The result is a market where:
- First-time buyers remain active only at lower price points, often reliant on family support
- Existing owners face increasing friction when moving up the ladder
- Smaller landlords continue to exit selectively as higher borrowing costs, tax changes, and compliance requirements erode the risk-reward balance
This funding reality explains one of the market’s most striking contradictions. House prices are capped because buyers cannot borrow more, even where demand exists. Rents, however, are rising rapidly because tenants do not face the same hard affordability ceiling, and because rental supply is shrinking as leveraged landlords sell.
In other words, price weakness and rental inflation are two sides of the same funding constraint.
Until affordability metrics meaningfully improve, either through sustained income growth, materially lower stress rates, or structural changes in lending policy, price growth will remain limited, even as rental demand intensifies.
New Builds: Strength with a Caveat
New-build prices continue to outperform resales significantly. While this appears to signal strength, it is largely driven by supply constraints, incentives, and policy support rather than broad-based demand.
For SMEs exposed to development, the message is cautionary: new-build pricing is more sensitive to policy shifts than resale markets, and divergences of this scale rarely persist indefinitely.
What October 2025 Really Tells Us
The UK housing market is not broken, but it is operating under far tighter constraints than headline prices alone suggest.
House prices are being capped by debt capacity, not lack of demand. Mortgage affordability tests, higher stress rates, and deposit requirements have imposed a hard ceiling on what buyers can pay, particularly in higher-priced regions such as London.
At the same time, rents are rising sharply because they are constrained by physical supply rather than finance. Many households who can demonstrably sustain higher rental payments are prevented from buying by lender stress testing, pushing demand back into an already undersupplied rental sector. As leveraged landlords exit and rental stock shrinks, pressure is pushed downstream onto tenants, where there is no equivalent affordability brake.
Transaction volumes remain thin, reinforcing the fragility of price stability, while regional and asset-level divergence continues to widen. National averages now obscure more than they explain.
The contradiction between falling London prices and surging rents is therefore not an anomaly. It is a signal that housing stress has shifted decisively from ownership to occupancy, and that the affordability problem has changed shape rather than disappeared.
Final Thought: This Is the Market Now
The UK housing market is no longer a place where investors can wait passively for conditions to improve.
The era of cheap leverage, expanding margins, and broad-based capital appreciation is over. What has replaced it is a market defined by higher funding costs, tighter underwriting, thinner margins, and greater operational risk, and that is unlikely to change meaningfully in the near term.
For those operating in property, the implication is straightforward. You either make the current conditions work, or you reconsider your role in the market altogether.

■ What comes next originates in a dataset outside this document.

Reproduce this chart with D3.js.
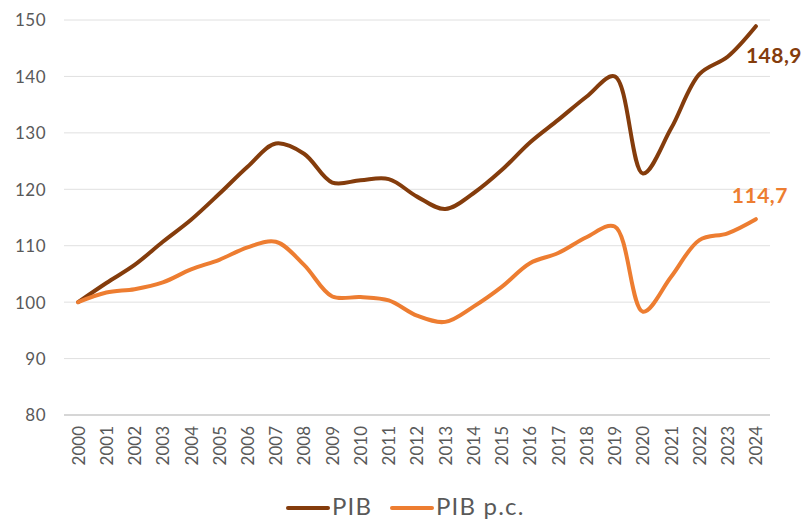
<!DOCTYPE html>
<html><head><meta charset="utf-8">
<script src="https://cdn.jsdelivr.net/npm/d3@7"></script>
<style>body{margin:0;background:#fff;} svg{display:block;font-family:Lato,"Open Sans",sans-serif;}</style>
</head><body>
<svg id="c" width="803" height="521"></svg>
<script>
const years = ["2000","2001","2002","2003","2004","2005","2006","2007","2008","2009","2010","2011","2012","2013","2014","2015","2016","2017","2018","2019","2020","2021","2022","2023","2024"];
const pib =   [100,103.4,106.6,110.7,114.6,119.2,124.0,128.1,126.3,121.2,121.6,121.8,118.7,116.5,119.3,123.4,128.3,132.3,136.4,140.0,122.8,130.8,140.4,143.5,148.9];
const pibPc = [100,101.7,102.3,103.5,105.8,107.5,109.7,110.7,106.6,101.0,100.9,100.3,97.6,96.5,99.2,102.7,106.9,108.7,111.5,113.4,98.3,104.5,111.0,112.2,114.7];
const yTicks = [80,90,100,110,120,130,140,150];
const seriesNames = ["PIB","PIB p.c."];
const endLabels = ["148,9","114,7"];
const colors = ["#843C0C","#ED7D31"];
const FONT = "Lato,'Open Sans',sans-serif";

const svg = d3.select("#c");
const x = d3.scalePoint().domain(years).range([64,770]).padding(0.5);
const y = d3.scaleLinear().domain([80,150]).range([415,20]);

// gridlines
svg.append("g").selectAll("line").data(yTicks).join("line")
  .attr("x1",64).attr("x2",770)
  .attr("y1",d=>y(d)).attr("y2",d=>y(d))
  .attr("stroke",d=>d===80?"#c8c8c8":"#e0e0e0")
  .attr("stroke-width",d=>d===80?1.5:1);

// y axis
const yAxis = svg.append("g").attr("transform","translate(46,0)")
  .call(d3.axisLeft(y).tickValues(yTicks).tickSize(0).tickPadding(0));
yAxis.select(".domain").remove();
yAxis.selectAll("text").attr("fill","#595959").style("font-size","17px").style("font-family",FONT).style("letter-spacing","0.5px").attr("dy","0.35em");

// x axis
const xAxis = svg.append("g").attr("transform","translate(0,426)")
  .call(d3.axisBottom(x).tickSize(0).tickPadding(0));
xAxis.select(".domain").remove();
xAxis.selectAll("text").attr("fill","#595959").style("font-size","17px").style("font-family",FONT)
  .attr("transform","rotate(-90)").attr("text-anchor","end").attr("x",0).attr("y",0).attr("dx",0).attr("dy","0.35em");

const line = d3.line().x((d,i)=>x(years[i])).y(d=>y(d)).curve(d3.curveCatmullRom.alpha(0.5));
[pib,pibPc].forEach((s,k)=>{
  svg.append("path").datum(s).attr("d",line).attr("fill","none")
    .attr("stroke",colors[k]).attr("stroke-width",4).attr("stroke-linecap","round").attr("stroke-linejoin","round");
});

// end labels
svg.append("text").attr("x",x("2024")-10).attr("y",y(pib[24])+37).text(endLabels[0])
  .attr("fill",colors[0]).style("font-size","21px").style("font-weight","bold").style("letter-spacing","0.5px");
svg.append("text").attr("x",x("2024")+4).attr("y",y(pibPc[24])-16).attr("text-anchor","middle").text(endLabels[1])
  .attr("fill",colors[1]).style("font-size","21px").style("font-weight","bold").style("letter-spacing","0.5px");

// legend
const leg = [{x:288,t:seriesNames[0]},{x:392,t:seriesNames[1]}];
leg.forEach((l,k)=>{
  svg.append("line").attr("x1",l.x).attr("x2",l.x+40).attr("y1",508).attr("y2",508)
    .attr("stroke",colors[k]).attr("stroke-width",4).attr("stroke-linecap","round");
  svg.append("text").attr("x",l.x+44).attr("y",515).text(l.t).attr("fill","#595959").style("font-size","24px").style("letter-spacing","1.2px");
});
</script>
</body></html>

Returns now come from structure, not timing. From understanding cashflow resilience, funding constraints, tenant dynamics, and regional divergence, not from waiting for interest rates to fall or prices to surge.
Investors who continue to underwrite deals on pre-2022 assumptions will struggle. Those who accept lower margins, higher costs, and the need for tighter execution can still operate profitably, but only with discipline.
This is no longer a forgiving market. It is a professional one.
And for the foreseeable future, this is the game.